**YOUR INSTRUCTIONS**
Your task is to repeat the lines from the line with "Output the LaTeX" to the line with "align=center] (nenpi) at", both ends included, and nothing else. Pictures stay out of the copy.

**DATA EXTRACT**
* * * * * * *
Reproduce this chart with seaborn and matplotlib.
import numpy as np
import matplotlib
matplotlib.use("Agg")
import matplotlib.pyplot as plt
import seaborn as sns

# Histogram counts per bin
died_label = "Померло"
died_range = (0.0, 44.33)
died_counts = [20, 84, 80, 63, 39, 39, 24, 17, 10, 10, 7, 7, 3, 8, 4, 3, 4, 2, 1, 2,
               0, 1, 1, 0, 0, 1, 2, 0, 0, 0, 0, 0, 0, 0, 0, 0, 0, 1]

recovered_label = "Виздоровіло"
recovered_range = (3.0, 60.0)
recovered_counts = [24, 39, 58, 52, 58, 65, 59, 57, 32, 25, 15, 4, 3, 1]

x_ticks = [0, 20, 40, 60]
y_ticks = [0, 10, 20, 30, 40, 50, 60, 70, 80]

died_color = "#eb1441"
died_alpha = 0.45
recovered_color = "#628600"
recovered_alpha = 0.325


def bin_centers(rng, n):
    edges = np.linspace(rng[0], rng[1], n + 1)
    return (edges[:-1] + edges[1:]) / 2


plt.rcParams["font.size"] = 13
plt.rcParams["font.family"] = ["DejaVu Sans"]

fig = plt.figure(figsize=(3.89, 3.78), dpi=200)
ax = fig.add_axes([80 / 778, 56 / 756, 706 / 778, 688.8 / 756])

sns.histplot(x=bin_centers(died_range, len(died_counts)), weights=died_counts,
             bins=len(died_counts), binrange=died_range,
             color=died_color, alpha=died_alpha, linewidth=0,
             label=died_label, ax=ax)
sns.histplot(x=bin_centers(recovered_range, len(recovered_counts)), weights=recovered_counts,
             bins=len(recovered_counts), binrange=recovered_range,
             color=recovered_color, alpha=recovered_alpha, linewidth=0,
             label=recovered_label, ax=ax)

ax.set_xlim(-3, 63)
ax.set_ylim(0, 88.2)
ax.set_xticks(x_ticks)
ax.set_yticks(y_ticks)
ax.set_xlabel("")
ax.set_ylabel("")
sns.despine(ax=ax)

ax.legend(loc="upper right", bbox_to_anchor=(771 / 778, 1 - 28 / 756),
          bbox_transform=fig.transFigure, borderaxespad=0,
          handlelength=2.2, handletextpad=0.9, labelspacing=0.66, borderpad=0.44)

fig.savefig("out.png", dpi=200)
* * * * * * *
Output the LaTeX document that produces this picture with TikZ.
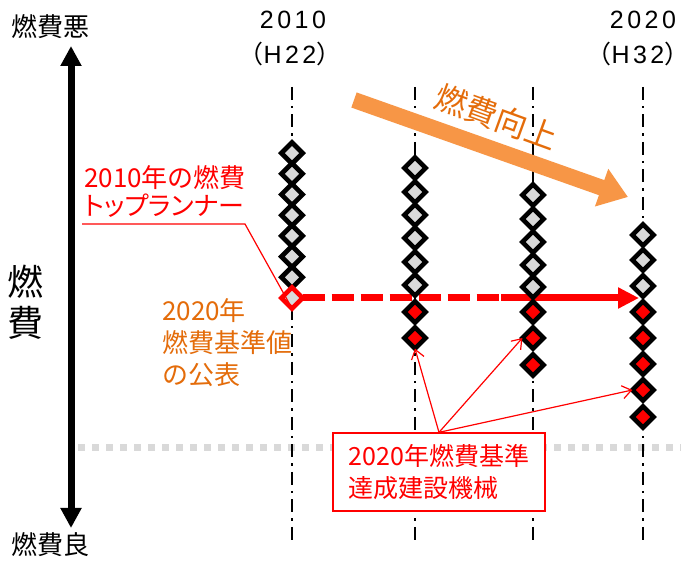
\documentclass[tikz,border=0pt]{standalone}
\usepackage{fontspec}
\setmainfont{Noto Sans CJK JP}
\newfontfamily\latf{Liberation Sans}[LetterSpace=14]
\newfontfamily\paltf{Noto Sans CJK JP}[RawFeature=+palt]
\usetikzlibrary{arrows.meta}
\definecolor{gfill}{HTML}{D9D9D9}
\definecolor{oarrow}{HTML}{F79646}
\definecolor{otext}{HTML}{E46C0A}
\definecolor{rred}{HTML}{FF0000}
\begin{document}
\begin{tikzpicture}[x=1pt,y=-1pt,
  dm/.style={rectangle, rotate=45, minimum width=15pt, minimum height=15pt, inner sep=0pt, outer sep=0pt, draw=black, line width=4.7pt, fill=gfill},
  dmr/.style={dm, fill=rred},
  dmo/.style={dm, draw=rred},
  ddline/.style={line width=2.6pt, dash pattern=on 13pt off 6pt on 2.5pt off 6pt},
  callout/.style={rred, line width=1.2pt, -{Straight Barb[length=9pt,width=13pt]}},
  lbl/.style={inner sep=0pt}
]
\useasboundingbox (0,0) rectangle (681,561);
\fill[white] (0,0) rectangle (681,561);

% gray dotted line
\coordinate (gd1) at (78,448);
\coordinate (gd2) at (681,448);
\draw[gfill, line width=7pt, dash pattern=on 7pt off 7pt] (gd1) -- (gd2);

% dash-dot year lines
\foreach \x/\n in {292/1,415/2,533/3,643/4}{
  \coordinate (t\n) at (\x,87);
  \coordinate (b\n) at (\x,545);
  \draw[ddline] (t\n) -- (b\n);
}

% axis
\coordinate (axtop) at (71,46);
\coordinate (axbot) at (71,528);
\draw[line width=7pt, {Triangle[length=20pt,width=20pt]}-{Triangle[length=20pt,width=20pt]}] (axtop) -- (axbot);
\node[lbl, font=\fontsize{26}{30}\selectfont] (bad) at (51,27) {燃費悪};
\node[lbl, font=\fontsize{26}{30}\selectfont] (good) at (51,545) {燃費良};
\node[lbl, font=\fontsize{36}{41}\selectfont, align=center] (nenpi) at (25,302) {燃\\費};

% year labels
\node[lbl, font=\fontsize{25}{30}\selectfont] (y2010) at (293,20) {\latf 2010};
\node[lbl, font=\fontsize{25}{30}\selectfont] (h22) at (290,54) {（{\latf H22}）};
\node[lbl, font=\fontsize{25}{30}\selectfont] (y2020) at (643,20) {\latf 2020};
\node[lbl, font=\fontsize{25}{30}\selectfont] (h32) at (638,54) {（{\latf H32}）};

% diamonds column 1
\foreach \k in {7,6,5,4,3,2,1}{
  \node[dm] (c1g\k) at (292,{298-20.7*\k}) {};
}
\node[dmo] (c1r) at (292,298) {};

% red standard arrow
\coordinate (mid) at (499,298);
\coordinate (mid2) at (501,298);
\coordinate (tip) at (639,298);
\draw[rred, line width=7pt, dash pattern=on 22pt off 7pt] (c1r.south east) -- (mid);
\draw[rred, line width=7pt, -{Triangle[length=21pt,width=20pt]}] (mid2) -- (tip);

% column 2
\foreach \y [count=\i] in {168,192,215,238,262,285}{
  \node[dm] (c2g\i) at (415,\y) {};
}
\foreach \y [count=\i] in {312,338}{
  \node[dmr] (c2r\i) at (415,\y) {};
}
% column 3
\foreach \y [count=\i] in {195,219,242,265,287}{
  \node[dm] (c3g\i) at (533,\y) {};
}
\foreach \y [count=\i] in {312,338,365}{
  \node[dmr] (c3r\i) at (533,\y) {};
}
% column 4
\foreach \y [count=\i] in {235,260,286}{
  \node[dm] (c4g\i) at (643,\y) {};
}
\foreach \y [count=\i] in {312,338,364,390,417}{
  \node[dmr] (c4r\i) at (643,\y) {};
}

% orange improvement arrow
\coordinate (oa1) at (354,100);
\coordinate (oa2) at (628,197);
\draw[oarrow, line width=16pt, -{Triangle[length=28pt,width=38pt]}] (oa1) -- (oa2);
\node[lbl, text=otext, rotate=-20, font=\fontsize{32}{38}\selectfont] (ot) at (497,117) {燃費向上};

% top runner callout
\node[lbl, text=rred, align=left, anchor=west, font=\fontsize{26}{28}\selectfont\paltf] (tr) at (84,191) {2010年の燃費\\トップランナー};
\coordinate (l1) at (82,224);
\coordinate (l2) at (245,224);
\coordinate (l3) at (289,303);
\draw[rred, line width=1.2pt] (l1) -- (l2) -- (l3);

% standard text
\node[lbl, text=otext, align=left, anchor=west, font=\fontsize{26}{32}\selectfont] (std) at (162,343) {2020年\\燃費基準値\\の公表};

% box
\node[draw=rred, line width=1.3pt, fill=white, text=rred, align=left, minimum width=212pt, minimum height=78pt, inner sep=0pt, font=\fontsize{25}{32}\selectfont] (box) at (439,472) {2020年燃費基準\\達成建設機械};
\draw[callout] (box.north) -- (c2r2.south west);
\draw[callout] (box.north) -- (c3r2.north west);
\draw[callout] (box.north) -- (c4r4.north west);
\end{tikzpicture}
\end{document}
* * * * * * *
**FULL OUTPUT**
Output the LaTeX document that produces this picture with TikZ.
\documentclass[tikz,border=0pt]{standalone}
\usepackage{fontspec}
\setmainfont{Noto Sans CJK JP}
\newfontfamily\latf{Liberation Sans}[LetterSpace=14]
\newfontfamily\paltf{Noto Sans CJK JP}[RawFeature=+palt]
\usetikzlibrary{arrows.meta}
\definecolor{gfill}{HTML}{D9D9D9}
\definecolor{oarrow}{HTML}{F79646}
\definecolor{otext}{HTML}{E46C0A}
\definecolor{rred}{HTML}{FF0000}
\begin{document}
\begin{tikzpicture}[x=1pt,y=-1pt,
  dm/.style={rectangle, rotate=45, minimum width=15pt, minimum height=15pt, inner sep=0pt, outer sep=0pt, draw=black, line width=4.7pt, fill=gfill},
  dmr/.style={dm, fill=rred},
  dmo/.style={dm, draw=rred},
  ddline/.style={line width=2.6pt, dash pattern=on 13pt off 6pt on 2.5pt off 6pt},
  callout/.style={rred, line width=1.2pt, -{Straight Barb[length=9pt,width=13pt]}},
  lbl/.style={inner sep=0pt}
]
\useasboundingbox (0,0) rectangle (681,561);
\fill[white] (0,0) rectangle (681,561);

% gray dotted line
\coordinate (gd1) at (78,448);
\coordinate (gd2) at (681,448);
\draw[gfill, line width=7pt, dash pattern=on 7pt off 7pt] (gd1) -- (gd2);

% dash-dot year lines
\foreach \x/\n in {292/1,415/2,533/3,643/4}{
  \coordinate (t\n) at (\x,87);
  \coordinate (b\n) at (\x,545);
  \draw[ddline] (t\n) -- (b\n);
}

% axis
\coordinate (axtop) at (71,46);
\coordinate (axbot) at (71,528);
\draw[line width=7pt, {Triangle[length=20pt,width=20pt]}-{Triangle[length=20pt,width=20pt]}] (axtop) -- (axbot);
\node[lbl, font=\fontsize{26}{30}\selectfont] (bad) at (51,27) {燃費悪};
\node[lbl, font=\fontsize{26}{30}\selectfont] (good) at (51,545) {燃費良};
\node[lbl, font=\fontsize{36}{41}\selectfont, align=center] (nenpi) at (25,302) {燃\\費};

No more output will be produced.